For brokers it will be really important to have the right business model in place to cope with the changes and the right staff to meet the increase in customer demand we are experiencing at the same time as facing longer advice times.
FR: Do you think that the MMR will increase or decrease the need for networks?
I think it will increase the need for networks as more than ever, brokers will need guidance and help to be kept safe and compliant. Some lenders will not train their staff to the required level to become mortgage advisers and so they will become much more reliant on brokers. If branches can’t provide face to face advice more people will turn to brokers and we expect market share to move in favour of the intermediary.
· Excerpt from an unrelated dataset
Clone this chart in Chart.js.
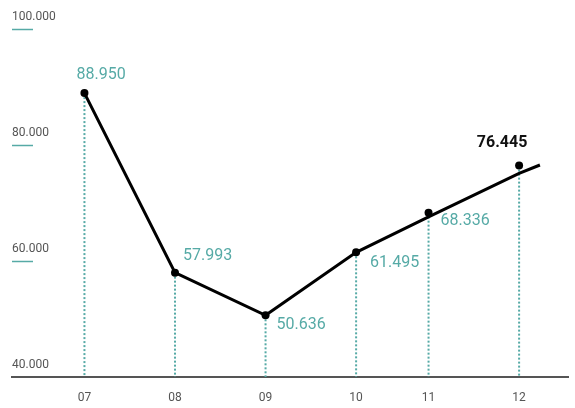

It is a key requirement of the MMR that lenders will have to publish their criteria, but it is not yet clear where they will publish it or how they will disseminate it, for example, will it just be on a lender’s website, on a sourcing system or distributed some other way? This is a very big question and I believe that it is likely to increase the need for networks as brokers are likely to need more help.
If you are a DA, especially a smaller one, you could be left in quite a precarious position, trying to interpret the regulations and all the criteria and requirements from every lender, with a high risk that you might inadvertently get it wrong. While many DA firms use outside compliance firms, the challenge is, how do you get the right compliance outsourcer and how do you know that they are giving you the right information? A network is your only answer to get it completely right as they will have dedicated staff, be prescriptive and what is compliant and monitor your business to keep you safe.
There probably won’t be a massive influx of brokers into networks immediately, but I think that it will increase over time as brokers start to fully understand the impact of the regulation on their business.
FR: Do you think that proc fees linked to quality is a good idea?
Yes we think it’s a great idea. What can be bad about reinforcing behaviour that’s in the client’s best interests? However we do need the lenders to share their quality matrices with the network so we are not working in the dark; transparent and reliant management information on both sides means that we can all work to constantly improve quality. It also means that if, as a network, we can see that business from a particular broker is being submitted at a lower quality then it should be then we can see what they are doing wrong and address their training needs to bring them up to the standards required by the lender.